# START OF Recorded data

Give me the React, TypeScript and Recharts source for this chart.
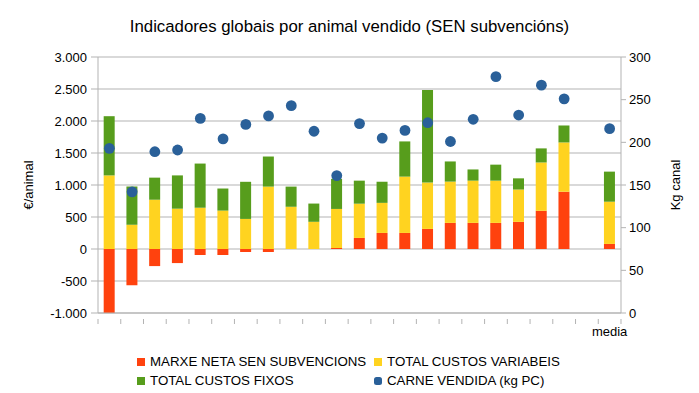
import React from 'react';
import { ComposedChart, Bar, Scatter, XAxis, YAxis, CartesianGrid } from 'recharts';

const categories = ['1', '2', '3', '4', '5', '6', '7', '8', '9', '10', '11', '12', '13', '14', '15', '16', '17', '18', '19', '20', '21', '', 'media'];
const marxeNeta = [-1000, -565, -267, -220, -94, -94, -47, -47, 0, 0, 16, 173, 251, 251, 314, 408, 408, 408, 424, 597, 895, null, 79];
const custosVariabeis = [1150, 380, 770, 630, 645, 600, 470, 975, 660, 425, 610, 535, 470, 880, 725, 645, 660, 660, 505, 755, 770, null, 660];
const custosFixos = [925, 595, 345, 520, 690, 345, 580, 470, 315, 285, 470, 360, 330, 550, 1445, 315, 175, 250, 175, 220, 265, null, 470];
const carneVendida = [193, 142, 189, 191, 228, 204, 221, 231, 243, 213, 161, 222, 205, 214, 223, 201, 227, 277, 232, 267, 251, null, 216];

const leftTicks = [-1000, -500, 0, 500, 1000, 1500, 2000, 2500, 3000];
const rightTicks = [0, 50, 100, 150, 200, 250, 300];

const data = categories.map((name, i) => ({
  name,
  key: `c${i}`,
  marxe: marxeNeta[i],
  variabeis: custosVariabeis[i],
  fixos: custosFixos[i],
  carne: carneVendida[i],
}));

const RED = '#ff420e';
const YELLOW = '#ffd320';
const GREEN = '#579d1c';
const BLUE = '#2a6099';
const GRAY = '#b3b3b3';
const FONT = '"Liberation Sans", Arial, sans-serif';

const fmt = (v: number) => {
  const s = Math.abs(v).toString().replace(/\B(?=(\d{3})+(?!\d))/g, '.');
  return v < 0 ? `-${s}` : s;
};

const CategoryTick = (props: any) => {
  const { x, y, index } = props;
  const half = 522.4 / categories.length / 2;
  const label = categories[index] === 'media' ? 'media' : '';
  return (
    <g>
      <line x1={x - half} x2={x - half} y1={y - 2} y2={y + 3} stroke={GRAY} />
      {index === categories.length - 1 && (
        <line x1={x + half} x2={x + half} y1={y - 2} y2={y + 3} stroke={GRAY} />
      )}
      {label && (
        <text x={x} y={y + 15} textAnchor="middle" fontSize={13} fill="#000" fontFamily={FONT}>
          {label}
        </text>
      )}
    </g>
  );
};

const Dot = (props: any) => {
  const { cx, cy, payload } = props;
  if (payload == null || payload.carne == null) return <g />;
  return <circle cx={cx} cy={cy} r={5.4} fill={BLUE} />;
};

const legendItems = [
  { label: 'MARXE NETA SEN SUBVENCIONS', color: RED, round: false, left: 137, top: 354 },
  { label: 'TOTAL CUSTOS VARIABEIS', color: YELLOW, round: false, left: 374, top: 354 },
  { label: 'TOTAL CUSTOS FIXOS', color: GREEN, round: false, left: 137, top: 373 },
  { label: 'CARNE VENDIDA (kg PC)', color: BLUE, round: true, left: 374, top: 373 },
];

export default function App() {
  return (
    <div style={{ position: 'absolute', left: 0, top: 0, width: 699, height: 393, background: '#fff', fontFamily: FONT }}>
      <div
        style={{
          position: 'absolute',
          top: 17,
          left: 0,
          width: 699,
          textAlign: 'center',
          fontSize: 16.8,
          color: '#000',
        }}
      >
        Indicadores globais por animal vendido (SEN subvencións)
      </div>
      <ComposedChart
        width={699}
        height={393}
        data={data}
        stackOffset="sign"
        barCategoryGap="25%"
        margin={{ top: 57, right: 0, left: 0, bottom: 60 }}
      >
        <CartesianGrid yAxisId="left" vertical={false} stroke={GRAY} />
        <XAxis
          dataKey="key"
          height={20}
          stroke={GRAY}
          tickLine={false}
          interval={0}
          tick={<CategoryTick />}
        />
        <YAxis
          yAxisId="left"
          width={98}
          domain={[-1000, 3000]}
          ticks={leftTicks}
          tickFormatter={fmt}
          stroke={GRAY}
          tickSize={7}
          tickMargin={4}
          tick={{ fill: '#000', fontSize: 13, fontFamily: FONT }}
          label={{
            value: '€/animal',
            angle: -90,
            position: 'insideLeft',
            offset: 28,
            style: { textAnchor: 'middle', fill: '#000', fontSize: 13, fontFamily: FONT },
          }}
        />
        <YAxis
          yAxisId="right"
          orientation="right"
          width={78}
          domain={[0, 300]}
          ticks={rightTicks}
          stroke={GRAY}
          tickSize={5}
          tickMargin={3}
          tick={{ fill: '#000', fontSize: 13, fontFamily: FONT }}
          label={{
            value: 'Kg canal',
            angle: -90,
            position: 'insideRight',
            offset: 24,
            style: { textAnchor: 'middle', fill: '#000', fontSize: 13, fontFamily: FONT },
          }}
        />
        <Bar yAxisId="left" dataKey="marxe" stackId="a" fill={RED} isAnimationActive={false} />
        <Bar yAxisId="left" dataKey="variabeis" stackId="a" fill={YELLOW} isAnimationActive={false} />
        <Bar yAxisId="left" dataKey="fixos" stackId="a" fill={GREEN} isAnimationActive={false} />
        <Scatter yAxisId="right" dataKey="carne" fill={BLUE} shape={<Dot />} isAnimationActive={false} />
      </ComposedChart>
      {legendItems.map((it) => (
        <div
          key={it.label}
          style={{
            position: 'absolute',
            left: it.left,
            top: it.top,
            display: 'flex',
            alignItems: 'center',
            fontSize: 13.3,
            color: '#000',
            whiteSpace: 'nowrap',
          }}
        >
          <span
            style={{
              display: 'inline-block',
              width: 8,
              height: 8,
              background: it.color,
              borderRadius: it.round ? 2.5 : 0,
              marginRight: 5,
            }}
          />
          {it.label}
        </div>
      ))}
    </div>
  );
}
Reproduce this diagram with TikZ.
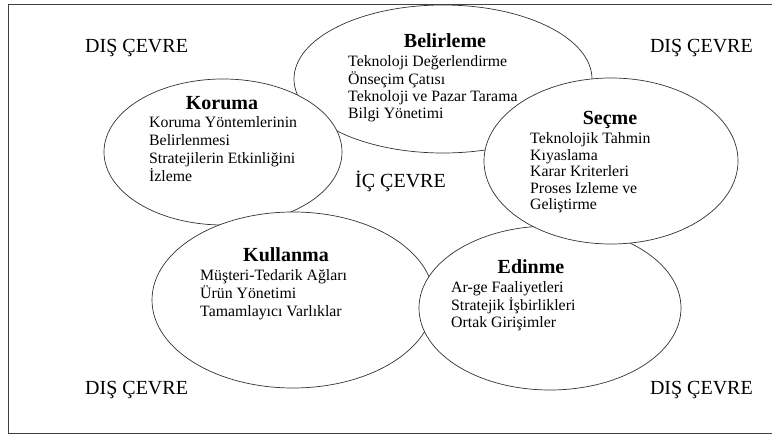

# END OF Recorded data

§ **What is being asked**: Except for the pictures, reproduce every line exactly.

§ **Task output**:
Give me the React, TypeScript and Recharts source for this chart.
import React from 'react';
import { ComposedChart, Bar, Scatter, XAxis, YAxis, CartesianGrid } from 'recharts';

const categories = ['1', '2', '3', '4', '5', '6', '7', '8', '9', '10', '11', '12', '13', '14', '15', '16', '17', '18', '19', '20', '21', '', 'media'];
const marxeNeta = [-1000, -565, -267, -220, -94, -94, -47, -47, 0, 0, 16, 173, 251, 251, 314, 408, 408, 408, 424, 597, 895, null, 79];
const custosVariabeis = [1150, 380, 770, 630, 645, 600, 470, 975, 660, 425, 610, 535, 470, 880, 725, 645, 660, 660, 505, 755, 770, null, 660];
const custosFixos = [925, 595, 345, 520, 690, 345, 580, 470, 315, 285, 470, 360, 330, 550, 1445, 315, 175, 250, 175, 220, 265, null, 470];
const carneVendida = [193, 142, 189, 191, 228, 204, 221, 231, 243, 213, 161, 222, 205, 214, 223, 201, 227, 277, 232, 267, 251, null, 216];

const leftTicks = [-1000, -500, 0, 500, 1000, 1500, 2000, 2500, 3000];
const rightTicks = [0, 50, 100, 150, 200, 250, 300];

const data = categories.map((name, i) => ({
  name,
  key: `c${i}`,
  marxe: marxeNeta[i],
  variabeis: custosVariabeis[i],
  fixos: custosFixos[i],
  carne: carneVendida[i],
}));

const RED = '#ff420e';
const YELLOW = '#ffd320';
const GREEN = '#579d1c';
const BLUE = '#2a6099';
const GRAY = '#b3b3b3';
const FONT = '"Liberation Sans", Arial, sans-serif';

const fmt = (v: number) => {
  const s = Math.abs(v).toString().replace(/\B(?=(\d{3})+(?!\d))/g, '.');
  return v < 0 ? `-${s}` : s;
};

const CategoryTick = (props: any) => {
  const { x, y, index } = props;
  const half = 522.4 / categories.length / 2;
  const label = categories[index] === 'media' ? 'media' : '';
  return (
    <g>
      <line x1={x - half} x2={x - half} y1={y - 2} y2={y + 3} stroke={GRAY} />
      {index === categories.length - 1 && (
        <line x1={x + half} x2={x + half} y1={y - 2} y2={y + 3} stroke={GRAY} />
      )}
      {label && (
        <text x={x} y={y + 15} textAnchor="middle" fontSize={13} fill="#000" fontFamily={FONT}>
          {label}
        </text>
      )}
    </g>
  );
};

const Dot = (props: any) => {
  const { cx, cy, payload } = props;
  if (payload == null || payload.carne == null) return <g />;
  return <circle cx={cx} cy={cy} r={5.4} fill={BLUE} />;
};

const legendItems = [
  { label: 'MARXE NETA SEN SUBVENCIONS', color: RED, round: false, left: 137, top: 354 },
  { label: 'TOTAL CUSTOS VARIABEIS', color: YELLOW, round: false, left: 374, top: 354 },
  { label: 'TOTAL CUSTOS FIXOS', color: GREEN, round: false, left: 137, top: 373 },
  { label: 'CARNE VENDIDA (kg PC)', color: BLUE, round: true, left: 374, top: 373 },
];

export default function App() {
  return (
    <div style={{ position: 'absolute', left: 0, top: 0, width: 699, height: 393, background: '#fff', fontFamily: FONT }}>
      <div
        style={{
          position: 'absolute',
          top: 17,
          left: 0,
          width: 699,
          textAlign: 'center',
          fontSize: 16.8,
          color: '#000',
        }}
      >
        Indicadores globais por animal vendido (SEN subvencións)
      </div>
      <ComposedChart
        width={699}
        height={393}
        data={data}
        stackOffset="sign"
        barCategoryGap="25%"
        margin={{ top: 57, right: 0, left: 0, bottom: 60 }}
      >
        <CartesianGrid yAxisId="left" vertical={false} stroke={GRAY} />
        <XAxis
          dataKey="key"
          height={20}
          stroke={GRAY}
          tickLine={false}
          interval={0}
          tick={<CategoryTick />}
        />
        <YAxis
          yAxisId="left"
          width={98}
          domain={[-1000, 3000]}
          ticks={leftTicks}
          tickFormatter={fmt}
          stroke={GRAY}
          tickSize={7}
          tickMargin={4}
          tick={{ fill: '#000', fontSize: 13, fontFamily: FONT }}
          label={{
            value: '€/animal',
            angle: -90,
            position: 'insideLeft',
            offset: 28,
            style: { textAnchor: 'middle', fill: '#000', fontSize: 13, fontFamily: FONT },
          }}
        />
        <YAxis
          yAxisId="right"
          orientation="right"
          width={78}
          domain={[0, 300]}
          ticks={rightTicks}
          stroke={GRAY}
          tickSize={5}
          tickMargin={3}
          tick={{ fill: '#000', fontSize: 13, fontFamily: FONT }}
          label={{
            value: 'Kg canal',
            angle: -90,
            position: 'insideRight',
            offset: 24,
            style: { textAnchor: 'middle', fill: '#000', fontSize: 13, fontFamily: FONT },
          }}
        />
        <Bar yAxisId="left" dataKey="marxe" stackId="a" fill={RED} isAnimationActive={false} />
        <Bar yAxisId="left" dataKey="variabeis" stackId="a" fill={YELLOW} isAnimationActive={false} />
        <Bar yAxisId="left" dataKey="fixos" stackId="a" fill={GREEN} isAnimationActive={false} />
        <Scatter yAxisId="right" dataKey="carne" fill={BLUE} shape={<Dot />} isAnimationActive={false} />
      </ComposedChart>
      {legendItems.map((it) => (
        <div
          key={it.label}
          style={{
            position: 'absolute',
            left: it.left,
            top: it.top,
            display: 'flex',
            alignItems: 'center',
            fontSize: 13.3,
            color: '#000',
            whiteSpace: 'nowrap',
          }}
        >
          <span
            style={{
              display: 'inline-block',
              width: 8,
              height: 8,
              background: it.color,
              borderRadius: it.round ? 2.5 : 0,
              marginRight: 5,
            }}
          />
          {it.label}
        </div>
      ))}
    </div>
  );
}
Reproduce this diagram with TikZ.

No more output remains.